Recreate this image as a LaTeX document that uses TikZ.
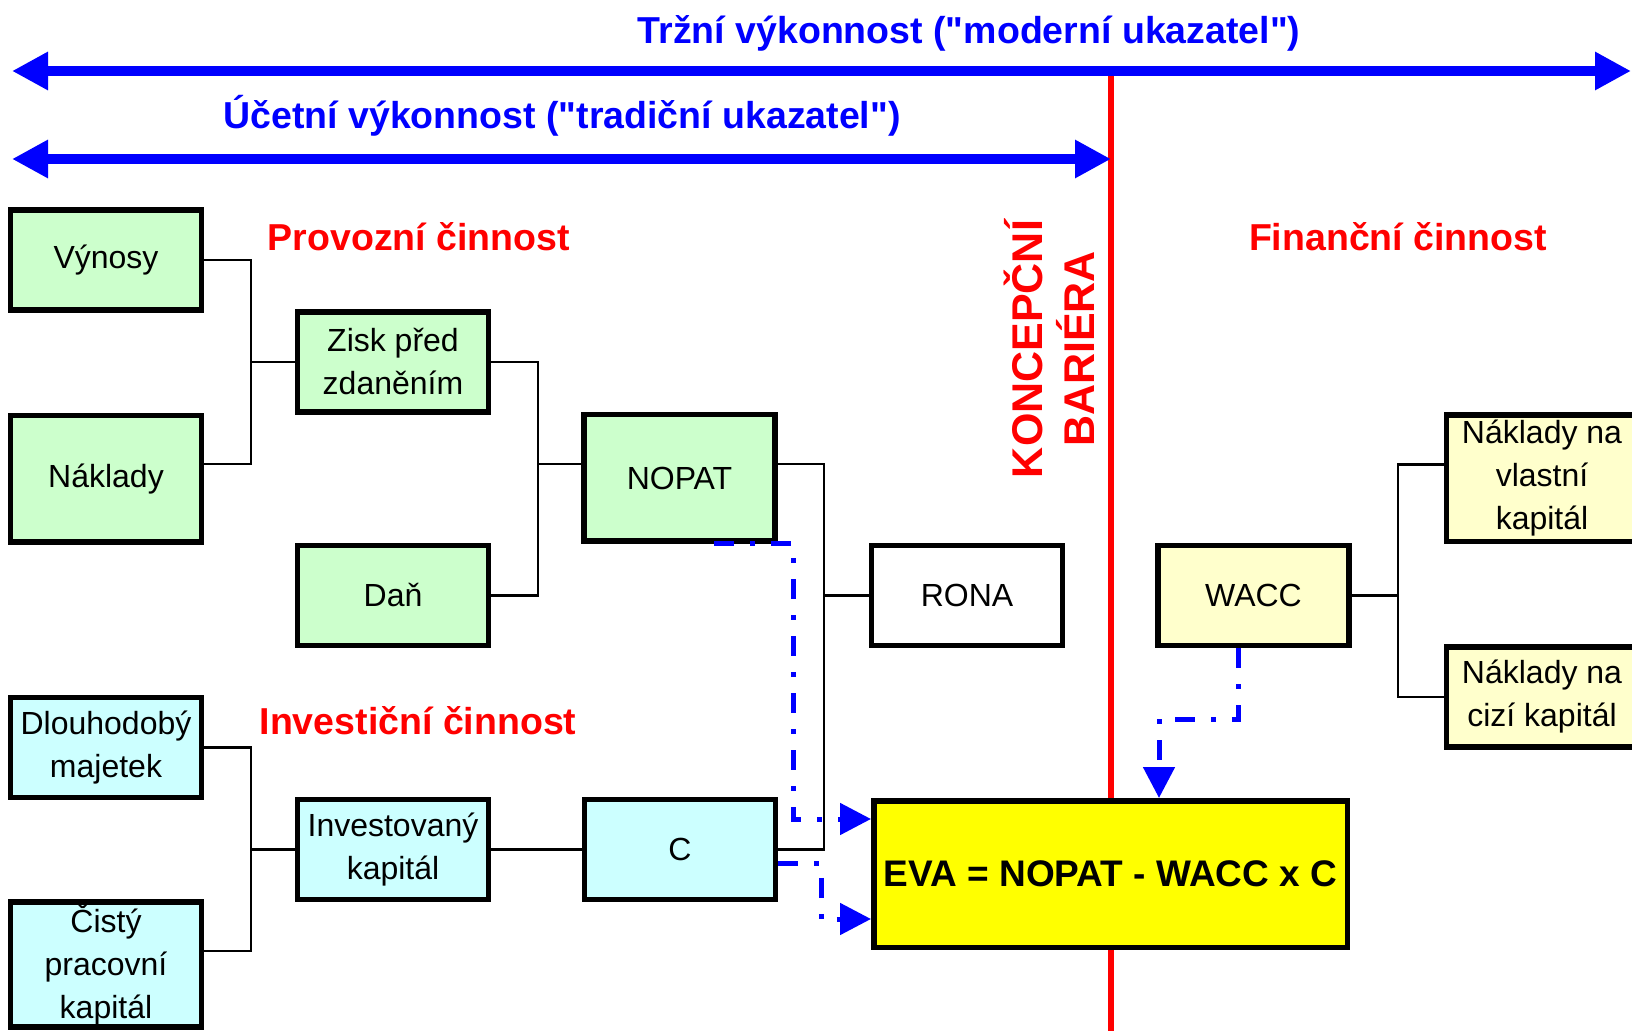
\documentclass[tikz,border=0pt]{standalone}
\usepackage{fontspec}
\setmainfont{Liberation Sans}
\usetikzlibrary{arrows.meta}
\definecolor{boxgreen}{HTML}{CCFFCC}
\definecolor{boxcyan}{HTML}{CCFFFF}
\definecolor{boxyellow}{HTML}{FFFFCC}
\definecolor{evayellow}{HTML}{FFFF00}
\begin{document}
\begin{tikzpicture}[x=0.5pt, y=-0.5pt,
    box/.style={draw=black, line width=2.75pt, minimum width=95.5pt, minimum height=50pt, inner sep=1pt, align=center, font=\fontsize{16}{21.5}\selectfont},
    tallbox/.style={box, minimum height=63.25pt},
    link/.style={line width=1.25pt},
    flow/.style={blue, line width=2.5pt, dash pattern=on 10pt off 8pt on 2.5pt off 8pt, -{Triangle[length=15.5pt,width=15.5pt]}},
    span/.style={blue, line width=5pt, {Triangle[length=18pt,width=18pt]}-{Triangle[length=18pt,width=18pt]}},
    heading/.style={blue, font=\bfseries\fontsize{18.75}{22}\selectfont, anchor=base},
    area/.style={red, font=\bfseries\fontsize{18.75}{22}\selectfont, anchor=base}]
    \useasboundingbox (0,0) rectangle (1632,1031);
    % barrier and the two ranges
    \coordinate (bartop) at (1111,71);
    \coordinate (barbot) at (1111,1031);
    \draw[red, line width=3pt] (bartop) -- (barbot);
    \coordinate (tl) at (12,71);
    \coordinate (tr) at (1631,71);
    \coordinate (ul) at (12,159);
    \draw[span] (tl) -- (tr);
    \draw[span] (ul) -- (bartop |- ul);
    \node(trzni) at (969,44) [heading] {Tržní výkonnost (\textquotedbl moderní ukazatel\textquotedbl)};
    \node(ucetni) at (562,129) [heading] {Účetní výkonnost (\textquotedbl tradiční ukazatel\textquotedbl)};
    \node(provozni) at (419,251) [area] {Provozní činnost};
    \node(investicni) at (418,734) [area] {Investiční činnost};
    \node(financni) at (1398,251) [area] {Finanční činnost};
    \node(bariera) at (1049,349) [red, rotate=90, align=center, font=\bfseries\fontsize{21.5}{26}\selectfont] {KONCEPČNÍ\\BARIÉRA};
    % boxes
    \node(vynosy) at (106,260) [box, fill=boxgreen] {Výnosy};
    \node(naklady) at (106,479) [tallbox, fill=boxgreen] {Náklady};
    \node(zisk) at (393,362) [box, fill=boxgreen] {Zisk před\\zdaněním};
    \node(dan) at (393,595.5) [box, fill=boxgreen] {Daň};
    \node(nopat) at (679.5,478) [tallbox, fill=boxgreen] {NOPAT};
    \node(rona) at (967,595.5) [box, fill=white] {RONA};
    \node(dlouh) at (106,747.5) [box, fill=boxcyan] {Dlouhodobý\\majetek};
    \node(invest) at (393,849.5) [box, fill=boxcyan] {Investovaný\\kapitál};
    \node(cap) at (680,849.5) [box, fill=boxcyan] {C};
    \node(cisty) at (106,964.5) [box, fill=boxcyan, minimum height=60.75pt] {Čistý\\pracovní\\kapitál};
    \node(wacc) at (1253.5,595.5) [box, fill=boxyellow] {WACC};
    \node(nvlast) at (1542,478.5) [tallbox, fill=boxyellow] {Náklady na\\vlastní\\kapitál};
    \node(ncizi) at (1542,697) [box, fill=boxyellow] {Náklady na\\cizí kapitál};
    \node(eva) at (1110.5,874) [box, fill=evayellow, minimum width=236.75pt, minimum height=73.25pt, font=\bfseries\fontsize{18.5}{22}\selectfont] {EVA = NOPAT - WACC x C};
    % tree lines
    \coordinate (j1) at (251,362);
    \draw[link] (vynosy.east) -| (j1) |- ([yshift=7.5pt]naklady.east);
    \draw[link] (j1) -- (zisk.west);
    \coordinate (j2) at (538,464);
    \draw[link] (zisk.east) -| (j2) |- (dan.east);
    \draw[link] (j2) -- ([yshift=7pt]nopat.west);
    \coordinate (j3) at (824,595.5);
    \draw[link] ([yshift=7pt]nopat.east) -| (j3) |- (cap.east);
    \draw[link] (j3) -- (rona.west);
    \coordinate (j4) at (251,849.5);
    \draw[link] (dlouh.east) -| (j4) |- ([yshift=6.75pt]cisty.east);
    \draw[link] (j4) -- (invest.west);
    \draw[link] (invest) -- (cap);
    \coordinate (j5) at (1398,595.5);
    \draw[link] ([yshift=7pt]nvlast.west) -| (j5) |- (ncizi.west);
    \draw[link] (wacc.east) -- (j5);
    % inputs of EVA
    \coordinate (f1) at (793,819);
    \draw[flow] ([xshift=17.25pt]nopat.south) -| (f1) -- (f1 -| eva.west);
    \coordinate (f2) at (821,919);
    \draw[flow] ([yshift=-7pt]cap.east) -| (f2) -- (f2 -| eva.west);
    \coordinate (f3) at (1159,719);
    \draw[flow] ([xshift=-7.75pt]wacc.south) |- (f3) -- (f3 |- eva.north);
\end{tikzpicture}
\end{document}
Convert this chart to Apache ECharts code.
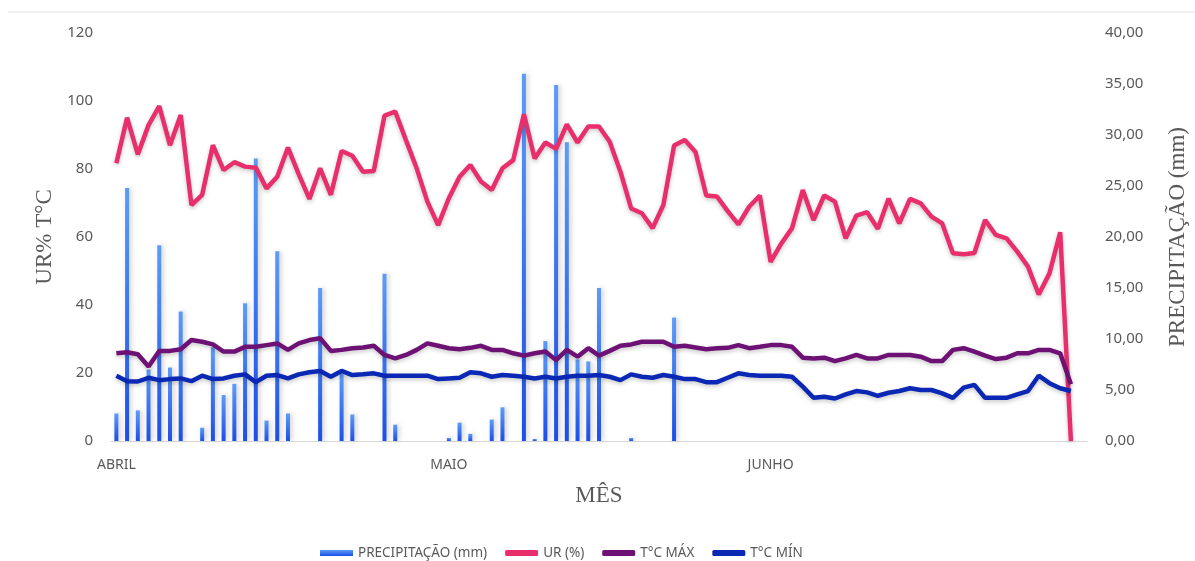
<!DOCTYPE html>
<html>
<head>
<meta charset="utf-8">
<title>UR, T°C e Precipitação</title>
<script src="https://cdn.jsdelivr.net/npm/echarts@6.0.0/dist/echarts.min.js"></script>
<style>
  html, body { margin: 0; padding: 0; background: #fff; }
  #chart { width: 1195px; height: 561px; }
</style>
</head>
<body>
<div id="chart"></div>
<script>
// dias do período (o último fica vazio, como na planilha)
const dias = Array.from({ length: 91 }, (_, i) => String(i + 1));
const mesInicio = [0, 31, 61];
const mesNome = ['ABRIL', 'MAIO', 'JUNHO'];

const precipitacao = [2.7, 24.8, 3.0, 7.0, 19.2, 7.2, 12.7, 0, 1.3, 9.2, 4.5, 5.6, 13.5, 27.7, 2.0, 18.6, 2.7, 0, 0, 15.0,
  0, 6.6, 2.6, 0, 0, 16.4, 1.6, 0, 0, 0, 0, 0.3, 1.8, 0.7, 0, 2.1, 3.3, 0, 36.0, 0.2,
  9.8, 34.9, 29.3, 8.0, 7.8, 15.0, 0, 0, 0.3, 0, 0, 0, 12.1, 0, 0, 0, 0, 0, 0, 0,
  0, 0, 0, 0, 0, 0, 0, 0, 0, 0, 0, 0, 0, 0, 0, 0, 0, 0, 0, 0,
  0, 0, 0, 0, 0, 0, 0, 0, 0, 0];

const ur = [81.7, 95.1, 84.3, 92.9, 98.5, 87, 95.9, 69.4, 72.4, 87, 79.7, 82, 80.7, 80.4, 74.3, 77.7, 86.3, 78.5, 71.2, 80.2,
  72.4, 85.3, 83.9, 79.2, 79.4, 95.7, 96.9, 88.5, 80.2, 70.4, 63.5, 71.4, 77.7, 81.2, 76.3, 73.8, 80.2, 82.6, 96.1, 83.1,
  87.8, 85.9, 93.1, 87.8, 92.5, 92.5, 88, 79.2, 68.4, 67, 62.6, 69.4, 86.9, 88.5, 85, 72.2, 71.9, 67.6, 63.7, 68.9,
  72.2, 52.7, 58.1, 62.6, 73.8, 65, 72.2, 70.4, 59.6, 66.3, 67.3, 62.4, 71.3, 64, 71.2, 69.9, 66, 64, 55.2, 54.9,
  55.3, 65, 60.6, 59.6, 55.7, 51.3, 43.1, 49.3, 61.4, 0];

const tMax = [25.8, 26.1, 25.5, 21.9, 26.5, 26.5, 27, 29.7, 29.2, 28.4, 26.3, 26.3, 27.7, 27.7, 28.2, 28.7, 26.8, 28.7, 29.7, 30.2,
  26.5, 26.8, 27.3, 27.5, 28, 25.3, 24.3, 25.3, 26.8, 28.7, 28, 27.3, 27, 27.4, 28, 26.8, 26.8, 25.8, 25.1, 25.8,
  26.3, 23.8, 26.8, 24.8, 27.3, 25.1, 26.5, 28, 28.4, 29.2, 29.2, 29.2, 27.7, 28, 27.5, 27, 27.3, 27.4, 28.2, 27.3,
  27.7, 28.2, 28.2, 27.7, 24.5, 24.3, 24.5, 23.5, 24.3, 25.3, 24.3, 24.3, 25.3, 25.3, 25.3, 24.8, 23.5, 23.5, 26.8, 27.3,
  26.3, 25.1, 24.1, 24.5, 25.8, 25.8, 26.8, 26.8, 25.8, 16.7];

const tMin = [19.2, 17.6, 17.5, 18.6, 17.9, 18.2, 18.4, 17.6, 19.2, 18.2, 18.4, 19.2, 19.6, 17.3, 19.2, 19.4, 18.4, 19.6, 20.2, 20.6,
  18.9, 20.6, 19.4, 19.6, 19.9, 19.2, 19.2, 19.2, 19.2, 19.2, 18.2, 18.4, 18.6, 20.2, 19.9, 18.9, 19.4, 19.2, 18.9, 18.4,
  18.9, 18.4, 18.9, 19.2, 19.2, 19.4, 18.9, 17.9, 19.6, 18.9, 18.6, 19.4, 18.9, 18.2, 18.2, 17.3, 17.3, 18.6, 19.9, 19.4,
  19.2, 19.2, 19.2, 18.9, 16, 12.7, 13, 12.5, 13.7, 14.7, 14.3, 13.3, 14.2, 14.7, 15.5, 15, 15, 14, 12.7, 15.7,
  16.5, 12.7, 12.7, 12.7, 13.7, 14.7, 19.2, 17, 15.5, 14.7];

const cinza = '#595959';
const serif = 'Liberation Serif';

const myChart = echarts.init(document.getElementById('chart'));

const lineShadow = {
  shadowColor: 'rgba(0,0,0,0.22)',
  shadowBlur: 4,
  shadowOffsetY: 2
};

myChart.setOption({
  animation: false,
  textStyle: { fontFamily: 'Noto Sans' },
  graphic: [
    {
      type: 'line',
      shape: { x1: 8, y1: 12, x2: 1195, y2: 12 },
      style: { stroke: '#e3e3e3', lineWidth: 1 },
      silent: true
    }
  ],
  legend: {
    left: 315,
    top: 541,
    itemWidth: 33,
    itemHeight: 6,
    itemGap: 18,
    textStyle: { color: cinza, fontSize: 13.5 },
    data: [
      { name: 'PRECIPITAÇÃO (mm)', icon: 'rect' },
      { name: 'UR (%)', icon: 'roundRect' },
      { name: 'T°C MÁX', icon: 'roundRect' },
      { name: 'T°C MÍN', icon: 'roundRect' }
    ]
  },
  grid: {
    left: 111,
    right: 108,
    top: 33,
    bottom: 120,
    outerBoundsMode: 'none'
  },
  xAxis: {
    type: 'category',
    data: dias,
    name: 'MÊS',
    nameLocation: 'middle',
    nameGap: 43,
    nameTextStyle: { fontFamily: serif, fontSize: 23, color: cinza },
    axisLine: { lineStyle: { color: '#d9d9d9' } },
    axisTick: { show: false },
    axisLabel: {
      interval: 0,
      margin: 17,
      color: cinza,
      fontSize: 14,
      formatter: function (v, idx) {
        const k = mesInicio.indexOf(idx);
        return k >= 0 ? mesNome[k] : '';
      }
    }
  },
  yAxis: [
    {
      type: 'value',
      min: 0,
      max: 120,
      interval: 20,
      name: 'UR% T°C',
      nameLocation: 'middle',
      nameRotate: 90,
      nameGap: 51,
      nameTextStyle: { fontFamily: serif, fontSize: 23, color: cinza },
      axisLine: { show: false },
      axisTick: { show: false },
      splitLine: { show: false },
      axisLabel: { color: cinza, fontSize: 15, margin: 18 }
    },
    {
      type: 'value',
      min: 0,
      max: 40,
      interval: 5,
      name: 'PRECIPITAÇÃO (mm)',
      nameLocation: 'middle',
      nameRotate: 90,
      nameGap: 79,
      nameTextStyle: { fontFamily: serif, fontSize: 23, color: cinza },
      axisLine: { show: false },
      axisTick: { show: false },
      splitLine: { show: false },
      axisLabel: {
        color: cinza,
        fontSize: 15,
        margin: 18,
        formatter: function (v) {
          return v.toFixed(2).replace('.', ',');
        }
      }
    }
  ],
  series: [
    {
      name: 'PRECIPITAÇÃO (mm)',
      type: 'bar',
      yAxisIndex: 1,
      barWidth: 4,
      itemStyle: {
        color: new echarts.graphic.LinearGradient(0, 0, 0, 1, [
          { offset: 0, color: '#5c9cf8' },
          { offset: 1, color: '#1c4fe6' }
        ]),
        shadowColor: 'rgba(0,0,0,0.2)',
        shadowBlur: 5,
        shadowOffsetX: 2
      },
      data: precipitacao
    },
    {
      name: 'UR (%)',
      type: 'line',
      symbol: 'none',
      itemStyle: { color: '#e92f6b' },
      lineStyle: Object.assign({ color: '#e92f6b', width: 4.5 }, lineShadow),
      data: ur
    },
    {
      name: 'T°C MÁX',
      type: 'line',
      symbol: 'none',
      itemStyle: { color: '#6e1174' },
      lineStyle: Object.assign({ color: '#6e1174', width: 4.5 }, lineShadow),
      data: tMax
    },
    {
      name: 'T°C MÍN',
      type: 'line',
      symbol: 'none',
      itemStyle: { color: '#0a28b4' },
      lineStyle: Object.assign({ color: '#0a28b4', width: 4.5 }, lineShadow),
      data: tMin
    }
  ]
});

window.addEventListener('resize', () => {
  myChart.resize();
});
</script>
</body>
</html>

* [Short problem]: Do not copy any pictures. Retype exactly the stretch from the line with "Convert this chart to Apache ECharts code." through the line with "55.3, 65, 60.6, 59.6, 55.7, 51.3, 43.1, 49.3, 61.4, 0];".

* [Solution]:
Convert this chart to Apache ECharts code.
<!DOCTYPE html>
<html>
<head>
<meta charset="utf-8">
<title>UR, T°C e Precipitação</title>
<script src="https://cdn.jsdelivr.net/npm/echarts@6.0.0/dist/echarts.min.js"></script>
<style>
  html, body { margin: 0; padding: 0; background: #fff; }
  #chart { width: 1195px; height: 561px; }
</style>
</head>
<body>
<div id="chart"></div>
<script>
// dias do período (o último fica vazio, como na planilha)
const dias = Array.from({ length: 91 }, (_, i) => String(i + 1));
const mesInicio = [0, 31, 61];
const mesNome = ['ABRIL', 'MAIO', 'JUNHO'];

const precipitacao = [2.7, 24.8, 3.0, 7.0, 19.2, 7.2, 12.7, 0, 1.3, 9.2, 4.5, 5.6, 13.5, 27.7, 2.0, 18.6, 2.7, 0, 0, 15.0,
  0, 6.6, 2.6, 0, 0, 16.4, 1.6, 0, 0, 0, 0, 0.3, 1.8, 0.7, 0, 2.1, 3.3, 0, 36.0, 0.2,
  9.8, 34.9, 29.3, 8.0, 7.8, 15.0, 0, 0, 0.3, 0, 0, 0, 12.1, 0, 0, 0, 0, 0, 0, 0,
  0, 0, 0, 0, 0, 0, 0, 0, 0, 0, 0, 0, 0, 0, 0, 0, 0, 0, 0, 0,
  0, 0, 0, 0, 0, 0, 0, 0, 0, 0];

const ur = [81.7, 95.1, 84.3, 92.9, 98.5, 87, 95.9, 69.4, 72.4, 87, 79.7, 82, 80.7, 80.4, 74.3, 77.7, 86.3, 78.5, 71.2, 80.2,
  72.4, 85.3, 83.9, 79.2, 79.4, 95.7, 96.9, 88.5, 80.2, 70.4, 63.5, 71.4, 77.7, 81.2, 76.3, 73.8, 80.2, 82.6, 96.1, 83.1,
  87.8, 85.9, 93.1, 87.8, 92.5, 92.5, 88, 79.2, 68.4, 67, 62.6, 69.4, 86.9, 88.5, 85, 72.2, 71.9, 67.6, 63.7, 68.9,
  72.2, 52.7, 58.1, 62.6, 73.8, 65, 72.2, 70.4, 59.6, 66.3, 67.3, 62.4, 71.3, 64, 71.2, 69.9, 66, 64, 55.2, 54.9,
  55.3, 65, 60.6, 59.6, 55.7, 51.3, 43.1, 49.3, 61.4, 0];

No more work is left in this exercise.